Many of the people I have worked for/with who are amazing in objectively measurable ways, including fame, appear to balance their open- and closed- door times well.

If you're just chasing after fame and want to work on what "everyone" thinks is important, then I don't disagree that keeping your door opened and getting "all kinds of interruptions" is likely the way to go.

Also anecdotally, the "forever-open-door" people I have worked with who are always talking about "important problems" to solve; have huge networks; and are hopping from collaboration to collaboration working on a completely different domain of expertise every other year: they seem important to the community but, often on closer inspection, they don't actually produce much that is of substance.

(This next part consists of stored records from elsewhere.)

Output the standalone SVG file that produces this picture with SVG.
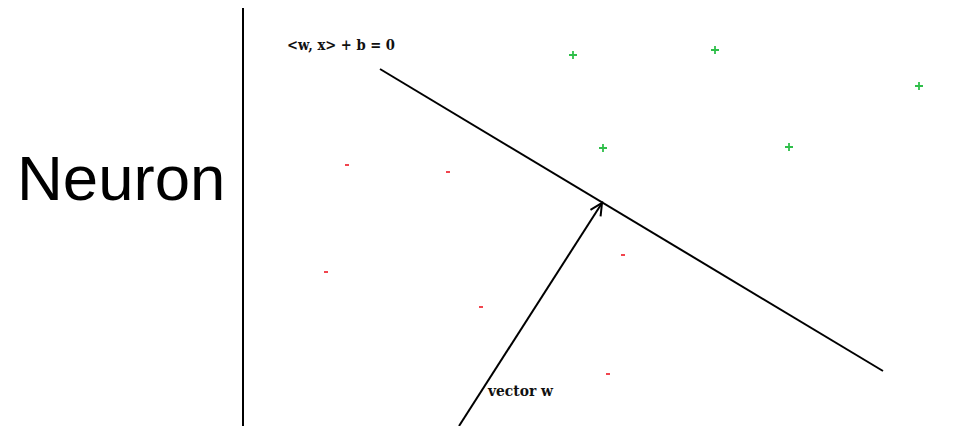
<svg xmlns="http://www.w3.org/2000/svg" width="971" height="426" viewBox="0 0 971 426">
<style>
.ln{stroke:#000;stroke-width:2;fill:none}
.lbl{font-family:"DejaVu Serif","Liberation Serif",serif;font-weight:bold;font-size:14.5px;fill:#111}
.plus{stroke:#2fbf4a;stroke-width:1.8}
.minus{stroke:#f0303a;stroke-width:1.8}
</style>
<defs>
<marker id="arr" markerWidth="16" markerHeight="16" refX="13" refY="8" orient="auto" markerUnits="userSpaceOnUse">
<path d="M1,2 L13,8 L1,14" fill="none" stroke="#000" stroke-width="2"/>
</marker>
</defs>
<rect width="971" height="426" fill="#fff"/>
<text x="17" y="200" font-family="Liberation Sans, Arial, sans-serif" font-size="63.5" fill="#000">Neuron</text>
<line x1="243" y1="8" x2="243" y2="426" class="ln"/>
<g id="connectors">
<line id="boundary" x1="380" y1="69" x2="883" y2="371" class="ln"/>
<line id="vector" x1="459" y1="426" x2="602" y2="203" class="ln" marker-end="url(#arr)"/>
</g>
<text class="lbl" x="287" y="50" textLength="108" lengthAdjust="spacingAndGlyphs">&lt;w, x&gt; + b = 0</text>
<text class="lbl" x="488" y="396" textLength="65" lengthAdjust="spacingAndGlyphs">vector w</text>
<g id="plus">
<path class="plus" d="M569,55h8M573,51v8"/>
<path class="plus" d="M711,50h8M715,46v8"/>
<path class="plus" d="M915,86h8M919,82v8"/>
<path class="plus" d="M599,148h8M603,144v8"/>
<path class="plus" d="M785,147h8M789,143v8"/>
</g>
<g id="minus">
<path class="minus" d="M345,165h4"/>
<path class="minus" d="M446,172h4"/>
<path class="minus" d="M324,272h4"/>
<path class="minus" d="M479,307h4"/>
<path class="minus" d="M621,255h4"/>
<path class="minus" d="M606,374h4"/>
</g>
</svg>
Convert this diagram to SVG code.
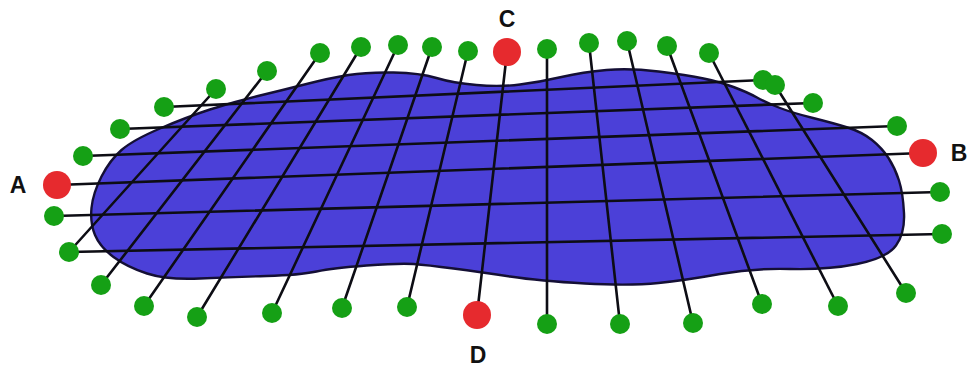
<svg xmlns="http://www.w3.org/2000/svg" width="970" height="369" viewBox="0 0 970 369">
<style>
.blob{fill:#4b40d8;stroke:#140f35;stroke-width:2.4}
.ln{stroke:#0d0d14;stroke-width:2.6;fill:none;stroke-linecap:round}
.g{fill:#15a015}
.r{fill:#e62a2e}
.lbl{font-family:"Liberation Sans",Arial,sans-serif;font-weight:bold;font-size:23px;fill:#111;text-anchor:middle}
</style>
<g id="surface">
<path class="blob" d="M91.5,208 Q93,193 101.5,176.5 Q110,160 121.5,150 Q133,140 160,128.5 Q187,117 210,109.5 Q233,102 258,96 Q283,90 306.5,84 Q330,78 348.5,75 Q367,72 393.5,72.5 Q420,73 436.5,78 Q453,83 476.5,85 Q500,87 520,84.5 Q540,82 561.5,77 Q583,72 606.5,70 Q630,68 658.5,71.5 Q687,75 703.5,78.5 Q720,82 733.5,87 Q747,92 757,97.5 Q767,103 780,108 Q793,113 813,118 Q833,123 847.5,127.5 Q862,132 872,140 Q882,148 888.5,158 Q895,168 899,180.5 Q903,193 904,213 Q905,233 896,245.5 Q887,258 857,264 Q827,270 790,269 Q753,268 720,274 Q687,280 658.5,283 Q630,286 585,283.5 Q540,281 510,276.5 Q480,272 453.5,268.5 Q427,265 413.5,264 Q400,263 366.5,265.5 Q333,268 316.5,271.5 Q300,275 266.5,276 Q233,277 200,278.5 Q167,280 147,273.5 Q127,267 113.5,257 Q100,247 95,235 Q90,223 91.5,208 Z"/>
</g>
<g id="connectors">
<line class="ln" x1="164" y1="107" x2="763" y2="80"/>
<line class="ln" x1="120" y1="129" x2="813" y2="103"/>
<line class="ln" x1="83" y1="156" x2="897" y2="126"/>
<line class="ln" x1="57" y1="185" x2="923" y2="153"/>
<line class="ln" x1="54" y1="216" x2="940" y2="192"/>
<line class="ln" x1="69" y1="252" x2="942" y2="234"/>
<line class="ln" x1="216" y1="89" x2="69" y2="252"/>
<line class="ln" x1="267" y1="71" x2="101" y2="285"/>
<line class="ln" x1="320" y1="53" x2="144" y2="306"/>
<line class="ln" x1="361" y1="47" x2="197" y2="317"/>
<line class="ln" x1="398" y1="45" x2="272" y2="313"/>
<line class="ln" x1="432" y1="47" x2="342" y2="308"/>
<line class="ln" x1="468" y1="51" x2="407" y2="307"/>
<line class="ln" x1="507" y1="52" x2="477" y2="315"/>
<line class="ln" x1="547" y1="49" x2="547" y2="324"/>
<line class="ln" x1="589" y1="43" x2="620" y2="324"/>
<line class="ln" x1="627" y1="41" x2="693" y2="323"/>
<line class="ln" x1="667" y1="46" x2="762" y2="304"/>
<line class="ln" x1="709" y1="53" x2="838" y2="306"/>
<line class="ln" x1="775" y1="85" x2="906" y2="293"/>
</g>
<g id="green-points" class="g">
<circle cx="164" cy="107" r="10"/>
<circle cx="120" cy="129" r="10"/>
<circle cx="83" cy="156" r="10"/>
<circle cx="54" cy="216" r="10"/>
<circle cx="69" cy="252" r="10"/>
<circle cx="763" cy="80" r="10"/>
<circle cx="813" cy="103" r="10"/>
<circle cx="897" cy="126" r="10"/>
<circle cx="940" cy="192" r="10"/>
<circle cx="942" cy="234" r="10"/>
<circle cx="216" cy="89" r="10"/>
<circle cx="267" cy="71" r="10"/>
<circle cx="320" cy="53" r="10"/>
<circle cx="361" cy="47" r="10"/>
<circle cx="398" cy="45" r="10"/>
<circle cx="432" cy="47" r="10"/>
<circle cx="468" cy="51" r="10"/>
<circle cx="547" cy="49" r="10"/>
<circle cx="589" cy="43" r="10"/>
<circle cx="627" cy="41" r="10"/>
<circle cx="667" cy="46" r="10"/>
<circle cx="709" cy="53" r="10"/>
<circle cx="775" cy="85" r="10"/>
<circle cx="101" cy="285" r="10"/>
<circle cx="144" cy="306" r="10"/>
<circle cx="197" cy="317" r="10"/>
<circle cx="272" cy="313" r="10"/>
<circle cx="342" cy="308" r="10"/>
<circle cx="407" cy="307" r="10"/>
<circle cx="547" cy="324" r="10"/>
<circle cx="620" cy="324" r="10"/>
<circle cx="693" cy="323" r="10"/>
<circle cx="762" cy="304" r="10"/>
<circle cx="838" cy="306" r="10"/>
<circle cx="906" cy="293" r="10"/>
</g>
<g id="node-A"><circle class="r" cx="57" cy="185" r="14"/><text class="lbl" x="18" y="193">A</text></g>
<g id="node-B"><circle class="r" cx="923" cy="153" r="14"/><text class="lbl" x="959" y="161">B</text></g>
<g id="node-C"><circle class="r" cx="507" cy="52" r="14"/><text class="lbl" x="507" y="27">C</text></g>
<g id="node-D"><circle class="r" cx="477" cy="315" r="14"/><text class="lbl" x="478" y="363">D</text></g>
</svg>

Edit: added "I don't disagree" for clarity.

1 comments

A wise professor I knew always scheduled a one-on-one research meeting directly at the end of office hours.

If office hours was an hour long, students come and go for an hour with questions plus some overtime duration of extra clarifications. If office hours was four hours long, students come and go for four hours plus the same bit of overtime. With no bookend between office hours and everything else, students would beg for one more question and push the boundaries of the open-door policy.

In their eyes, the instructor who slams the door in the student's face because, "It's two o'clock, I need to work," is impolite and insensitive.

Putting an unavoidable, important meeting at the end of office hours suddenly put the burden of being impolite on the students. Suddenly, office hours became more efficient and students, more punctual. The professor was no longer so unbelievable cruel for ending the open-door session (gasp) on time. And, most importantly, research could get done at a normal hour.

Interesting. In my experience the one time you are least likely to hear from students these days is during office hours!